0 Members and 1 Guest are viewing this topic.

Offline Jakesnyder

  • Member
  • Posts: 458
What type of maple do you think they used?
« on: September 17, 2022, 03:08:15 pm »
Just curious. Love looking at old artifacts or pics and just wondering if it was sugar maple or not. Of course we don't know for sure but what types are around south Dakota which is where this was found.

Offline willie

  • Member
  • Posts: 3,228
Re: What type of maple do you think they used?
« Reply #1 on: September 19, 2022, 01:32:39 am »
the current range of sugar maple covers Minnesota with a bit in SD.  so it could have been the hard maple.
consider also the river bottoms in the dakotas were much more extensively treed before the steam boats arrived

do the tips seem reminiscent of eastern woodland tip styles? the bow itself might have been built further east

Offline JW_Halverson

  • Member
  • Posts: 11,916
Re: What type of maple do you think they used?
« Reply #2 on: September 19, 2022, 05:02:26 pm »
The only maple that is widespread in the Dakotas is the boxelder tree, a uniquely unsuitable species for the bowyer.

CURRENT range includes the Black Hills as I know of a few planted here in Rapid City, but introduced species are not a representation of what was available in the pre-colonization era.
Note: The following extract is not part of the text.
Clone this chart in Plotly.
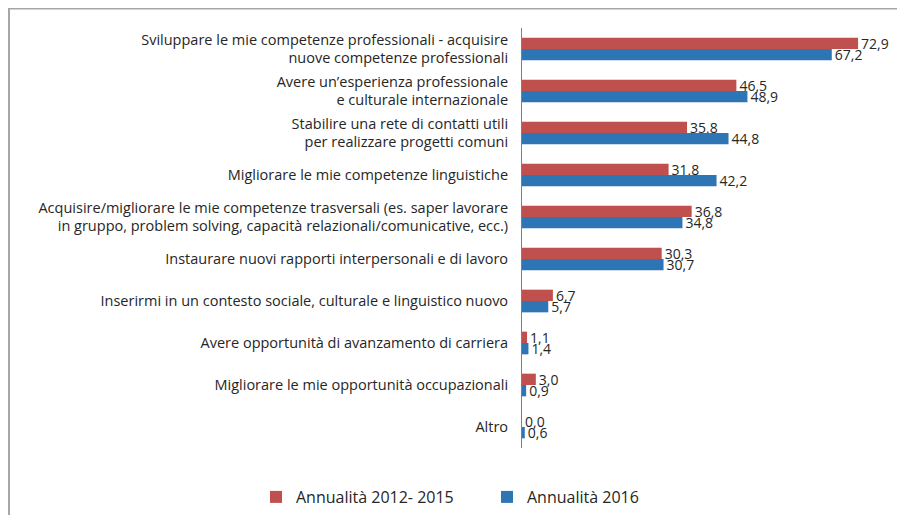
import plotly.graph_objects as go

categories = [
    "Sviluppare le mie competenze professionali - acquisire<br>nuove competenze professionali",
    "Avere un\u2019esperienza professionale<br>e culturale internazionale",
    "Stabilire una rete di contatti utili<br>per realizzare progetti comuni",
    "Migliorare le mie competenze linguistiche",
    "Acquisire/migliorare le mie competenze trasversali (es. saper lavorare<br>in gruppo, problem solving, capacità relazionali/comunicative, ecc.)",
    "Instaurare nuovi rapporti interpersonali e di lavoro",
    "Inserirmi in un contesto sociale, culturale e linguistico nuovo",
    "Avere opportunità di avanzamento di carriera",
    "Migliorare le mie opportunità occupazionali",
    "Altro",
]
series_names = ["Annualità 2012- 2015", "Annualità 2016"]
values_2012_2015 = [72.9, 46.5, 35.8, 31.8, 36.8, 30.3, 6.7, 1.1, 3.0, 0.0]
values_2016 = [67.2, 48.9, 44.8, 42.2, 34.8, 30.7, 5.7, 1.4, 0.9, 0.6]

colors = ["#C0504D", "#2E75B6"]
OFF = 8  # browser body margin
W, H = 905 - OFF, 515 - OFF
L, R, T, B = 522 - OFF, 5, 28 - OFF, 515 - 448
plot_w = W - L - R
plot_h = H - T - B
px_per_unit = 4.61
xmax = plot_w / px_per_unit
FONT = "Open Sans"

def fmt(v):
    return f"{v:.1f}".replace(".", ",")

fig = go.Figure()
for name, vals, col in zip(series_names, [values_2012_2015, values_2016], colors):
    fig.add_trace(go.Bar(
        y=categories, x=vals, name=name, orientation="h",
        marker=dict(color=col, line=dict(width=0)),
        text=[fmt(v) for v in vals], textposition="outside",
        textfont=dict(family=FONT, size=14, color="#262626"),
        constraintext="none", cliponaxis=False,
    ))

# figure pixel -> paper coords (figure pixels are screen pixels minus OFF)
def px_x(p):
    return (p - L) / plot_w

def px_y(p):
    return 1 - (p - T) / plot_h

fig.add_shape(type="line", xref="paper", yref="paper",
              x0=px_x(0), x1=px_x(W + 5), y0=px_y(0), y1=px_y(0),
              line=dict(color="#A6A6A6", width=3))
fig.add_shape(type="line", xref="paper", yref="paper",
              x0=px_x(1), x1=px_x(1), y0=px_y(0), y1=px_y(H + 5),
              line=dict(color="#A6A6A6", width=2))

fig.update_layout(
    width=W, height=H,
    margin=dict(l=L, r=R, t=T, b=B, autoexpand=False),
    paper_bgcolor="white", plot_bgcolor="white",
    barmode="group", bargap=0.46, bargroupgap=0.0,
    font=dict(family=FONT, size=14, color="#262626"),
    xaxis=dict(range=[0, xmax], visible=False, showgrid=False, zeroline=False),
    yaxis=dict(autorange="reversed", showline=True, linecolor="#808080", linewidth=1,
               ticks="", showgrid=False, ticklabelstandoff=10, automargin=False,
               tickfont=dict(family=FONT, size=14.5, color="#262626")),
    legend=dict(orientation="h", x=px_x(248), xanchor="left", y=px_y(497 - OFF), yanchor="middle",
                xref="paper", yref="paper",
                font=dict(family=FONT, size=16, color="#262626"), traceorder="normal",
                itemwidth=30, entrywidth=186, entrywidthmode="pixels"),
    showlegend=True,
)

fig.write_html("out.html")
I seriously doubt there were any sugar maples in the area prior to the homesteading era since distribution maps for the species show sugar maples only in the eastern two thirds of Minnesota and the eastern third of Iowa. If this bow IS a sugar maple I would have to wonder if the source was cross-tribal trading routes?

https://www.srs.fs.usda.gov/pubs/misc/ag_654/volume_2/acer/saccharum.htm#:~:text=Native%20Range&text=Within%20the%20United%20States%20the,the%20southern%20border%20of%20Tennessee.
Guns have triggers. Bicycles have wheels. Trees and bows have wooden limbs.